-- WORK INSTRUCTIONS --
Each entry below must be repeated exactly, with pictures left out.
————————
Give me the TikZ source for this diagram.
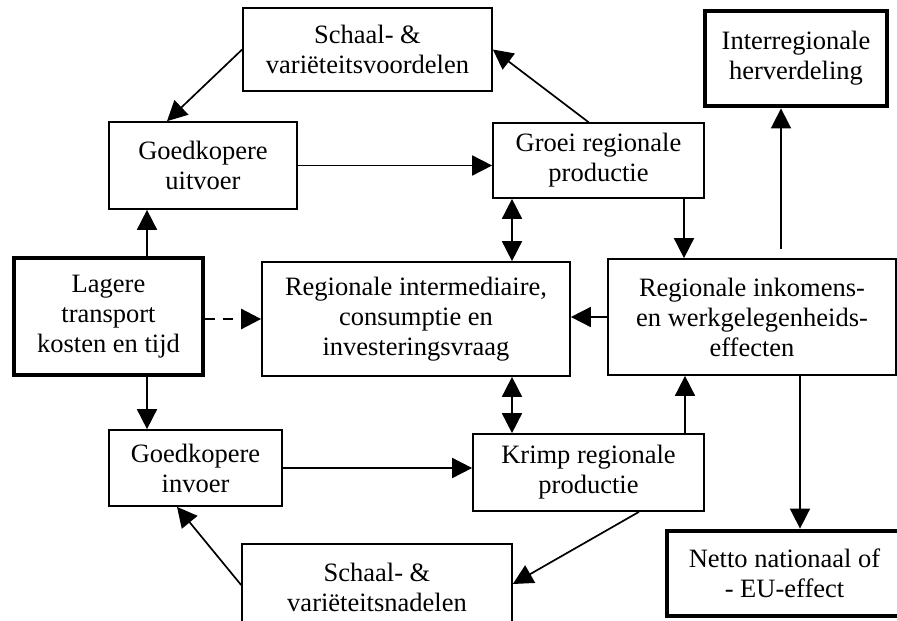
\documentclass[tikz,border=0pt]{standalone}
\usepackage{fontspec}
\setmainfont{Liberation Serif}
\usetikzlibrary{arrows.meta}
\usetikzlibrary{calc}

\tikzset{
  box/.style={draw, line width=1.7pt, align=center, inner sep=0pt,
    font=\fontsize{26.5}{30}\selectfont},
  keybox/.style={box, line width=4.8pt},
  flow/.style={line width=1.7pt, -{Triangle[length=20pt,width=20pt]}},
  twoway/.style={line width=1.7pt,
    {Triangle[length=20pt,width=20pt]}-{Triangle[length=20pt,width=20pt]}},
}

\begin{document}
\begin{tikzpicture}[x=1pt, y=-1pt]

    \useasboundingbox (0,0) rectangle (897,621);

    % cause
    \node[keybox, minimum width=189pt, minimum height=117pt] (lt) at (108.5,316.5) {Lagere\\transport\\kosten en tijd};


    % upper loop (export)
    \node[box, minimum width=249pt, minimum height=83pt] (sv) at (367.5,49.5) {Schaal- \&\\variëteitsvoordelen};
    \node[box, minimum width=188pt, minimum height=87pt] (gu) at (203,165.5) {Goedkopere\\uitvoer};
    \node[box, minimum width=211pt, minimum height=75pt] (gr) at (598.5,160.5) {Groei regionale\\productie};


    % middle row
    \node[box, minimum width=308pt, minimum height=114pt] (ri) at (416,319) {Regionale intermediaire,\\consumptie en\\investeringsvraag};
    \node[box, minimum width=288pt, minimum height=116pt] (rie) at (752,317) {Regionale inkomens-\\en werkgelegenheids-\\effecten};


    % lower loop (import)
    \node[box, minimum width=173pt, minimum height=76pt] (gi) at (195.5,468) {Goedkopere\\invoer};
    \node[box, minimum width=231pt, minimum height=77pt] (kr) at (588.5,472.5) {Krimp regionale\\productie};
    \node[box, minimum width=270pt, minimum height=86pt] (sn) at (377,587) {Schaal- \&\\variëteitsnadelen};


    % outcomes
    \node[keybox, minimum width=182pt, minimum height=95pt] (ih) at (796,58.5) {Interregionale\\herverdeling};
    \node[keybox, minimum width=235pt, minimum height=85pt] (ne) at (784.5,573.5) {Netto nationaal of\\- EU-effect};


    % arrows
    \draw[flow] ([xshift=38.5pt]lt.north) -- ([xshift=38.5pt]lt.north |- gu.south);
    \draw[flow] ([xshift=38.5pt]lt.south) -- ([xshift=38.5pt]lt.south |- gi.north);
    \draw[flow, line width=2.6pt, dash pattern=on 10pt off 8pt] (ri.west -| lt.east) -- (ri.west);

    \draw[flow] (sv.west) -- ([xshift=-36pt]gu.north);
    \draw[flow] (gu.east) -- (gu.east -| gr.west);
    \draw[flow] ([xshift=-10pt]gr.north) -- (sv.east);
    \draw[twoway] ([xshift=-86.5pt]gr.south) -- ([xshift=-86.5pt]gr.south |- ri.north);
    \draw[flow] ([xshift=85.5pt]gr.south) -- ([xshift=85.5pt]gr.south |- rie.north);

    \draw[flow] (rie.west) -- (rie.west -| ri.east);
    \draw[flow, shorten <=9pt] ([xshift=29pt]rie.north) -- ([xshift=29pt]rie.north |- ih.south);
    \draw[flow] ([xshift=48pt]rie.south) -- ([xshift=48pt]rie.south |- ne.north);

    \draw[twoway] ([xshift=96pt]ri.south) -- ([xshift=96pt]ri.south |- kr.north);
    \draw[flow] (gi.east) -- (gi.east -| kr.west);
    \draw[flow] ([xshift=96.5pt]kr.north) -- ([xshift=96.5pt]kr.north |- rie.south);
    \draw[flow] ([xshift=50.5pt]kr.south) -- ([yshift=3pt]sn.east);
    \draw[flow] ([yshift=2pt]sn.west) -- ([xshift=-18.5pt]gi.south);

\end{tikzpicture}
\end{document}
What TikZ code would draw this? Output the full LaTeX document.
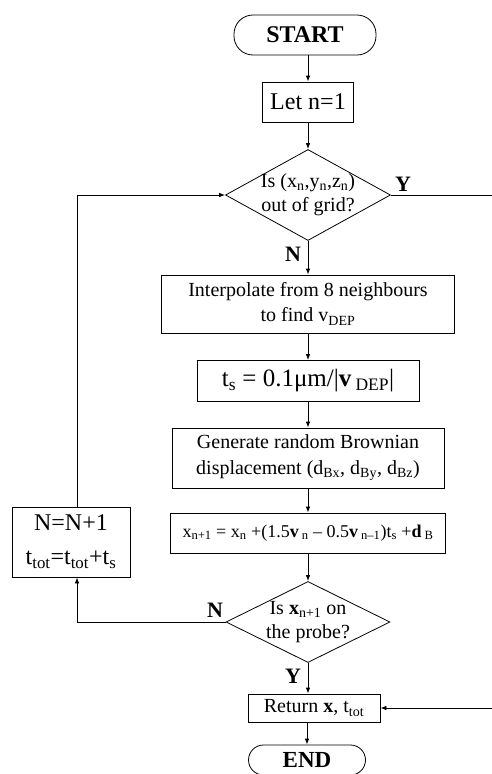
————————
-- SOLUTION FOR THIS TASK --
Give me the TikZ source for this diagram.
\documentclass[tikz,border=0pt]{standalone}
\usepackage{fontspec}
\setmainfont{Liberation Serif}
\usetikzlibrary{arrows.meta}
\usetikzlibrary{calc}

\tikzset{
  box/.style={draw, line width=1.7pt, align=center, inner sep=0pt,
    font=\fontsize{26.5}{30}\selectfont},
  keybox/.style={box, line width=4.8pt},
  flow/.style={line width=1.7pt, -{Triangle[length=20pt,width=20pt]}},
  twoway/.style={line width=1.7pt,
    {Triangle[length=20pt,width=20pt]}-{Triangle[length=20pt,width=20pt]}},
}

\begin{document}
\begin{tikzpicture}[x=1pt, y=-1pt]

    \useasboundingbox (0,0) rectangle (897,621);

    % cause
    \node[keybox, minimum width=189pt, minimum height=117pt] (lt) at (108.5,316.5) {Lagere\\transport\\kosten en tijd};


    % upper loop (export)
    \node[box, minimum width=249pt, minimum height=83pt] (sv) at (367.5,49.5) {Schaal- \&\\variëteitsvoordelen};
    \node[box, minimum width=188pt, minimum height=87pt] (gu) at (203,165.5) {Goedkopere\\uitvoer};
    \node[box, minimum width=211pt, minimum height=75pt] (gr) at (598.5,160.5) {Groei regionale\\productie};


    % middle row
    \node[box, minimum width=308pt, minimum height=114pt] (ri) at (416,319) {Regionale intermediaire,\\consumptie en\\investeringsvraag};
    \node[box, minimum width=288pt, minimum height=116pt] (rie) at (752,317) {Regionale inkomens-\\en werkgelegenheids-\\effecten};


    % lower loop (import)
    \node[box, minimum width=173pt, minimum height=76pt] (gi) at (195.5,468) {Goedkopere\\invoer};
    \node[box, minimum width=231pt, minimum height=77pt] (kr) at (588.5,472.5) {Krimp regionale\\productie};
    \node[box, minimum width=270pt, minimum height=86pt] (sn) at (377,587) {Schaal- \&\\variëteitsnadelen};


    % outcomes
    \node[keybox, minimum width=182pt, minimum height=95pt] (ih) at (796,58.5) {Interregionale\\herverdeling};
    \node[keybox, minimum width=235pt, minimum height=85pt] (ne) at (784.5,573.5) {Netto nationaal of\\- EU-effect};


    % arrows
    \draw[flow] ([xshift=38.5pt]lt.north) -- ([xshift=38.5pt]lt.north |- gu.south);
    \draw[flow] ([xshift=38.5pt]lt.south) -- ([xshift=38.5pt]lt.south |- gi.north);
    \draw[flow, line width=2.6pt, dash pattern=on 10pt off 8pt] (ri.west -| lt.east) -- (ri.west);

    \draw[flow] (sv.west) -- ([xshift=-36pt]gu.north);
    \draw[flow] (gu.east) -- (gu.east -| gr.west);
    \draw[flow] ([xshift=-10pt]gr.north) -- (sv.east);
    \draw[twoway] ([xshift=-86.5pt]gr.south) -- ([xshift=-86.5pt]gr.south |- ri.north);
    \draw[flow] ([xshift=85.5pt]gr.south) -- ([xshift=85.5pt]gr.south |- rie.north);

    \draw[flow] (rie.west) -- (rie.west -| ri.east);
    \draw[flow, shorten <=9pt] ([xshift=29pt]rie.north) -- ([xshift=29pt]rie.north |- ih.south);
    \draw[flow] ([xshift=48pt]rie.south) -- ([xshift=48pt]rie.south |- ne.north);

    \draw[twoway] ([xshift=96pt]ri.south) -- ([xshift=96pt]ri.south |- kr.north);
    \draw[flow] (gi.east) -- (gi.east -| kr.west);
    \draw[flow] ([xshift=96.5pt]kr.north) -- ([xshift=96.5pt]kr.north |- rie.south);
    \draw[flow] ([xshift=50.5pt]kr.south) -- ([yshift=3pt]sn.east);
    \draw[flow] ([yshift=2pt]sn.west) -- ([xshift=-18.5pt]gi.south);

\end{tikzpicture}
\end{document}
What TikZ code would draw this? Output the full LaTeX document.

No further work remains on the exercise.